Is it sometimes difficult to produce a new ink if the market is yet to be proven?
As I said earlier sometimes you need to take the swing. But we take on projects if it helps to make us smarter. We get to see what the market wants and a good way to keep relationships. If the project fails you maintain the relationship going forward as you are in it together, as partners.
What is your opinion of the future and what is required for the market to develop?
At least from my perspective, it’s more a question of when the inkjet market develops. There will always be a need for the continued development of printheads, inks, drying/curing solutions, and media. Other than that there will be a need to make inkjet solutions that can be installed inline with existing production machinery.
I believe that in order for inkjet to become a viable alternative to high-speed traditional printing, the market will eventually have to adopt business models that mimic what you see in traditional printing markets. The traditional printing market developed over hundreds of years. It works. Traditional printing is an open market where the supplier’s profits are tied to the value they bring to the market.

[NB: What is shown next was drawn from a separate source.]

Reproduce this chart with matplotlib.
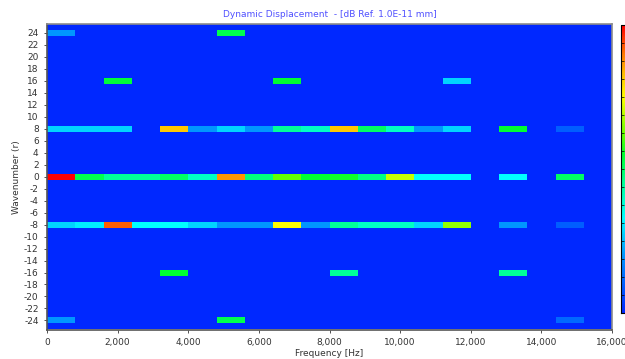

I see signs that the inkjet market will become a significant alternative to other forms of printing. A number of the large OEMs seem to be loosening the control they once insisted they have over their customers. The convergence of printhead, ink, drying/curing, and media development is making possible what was once unthinkable. I can’t tell you how many things are being done now which I never thought would be possible.
Kao Collins produces inkjet inks for these printheads: Dimatix, Funai, HP, Kodak, Konica Minolta, Kyocera, Ricoh, SII Printek, and Xaar.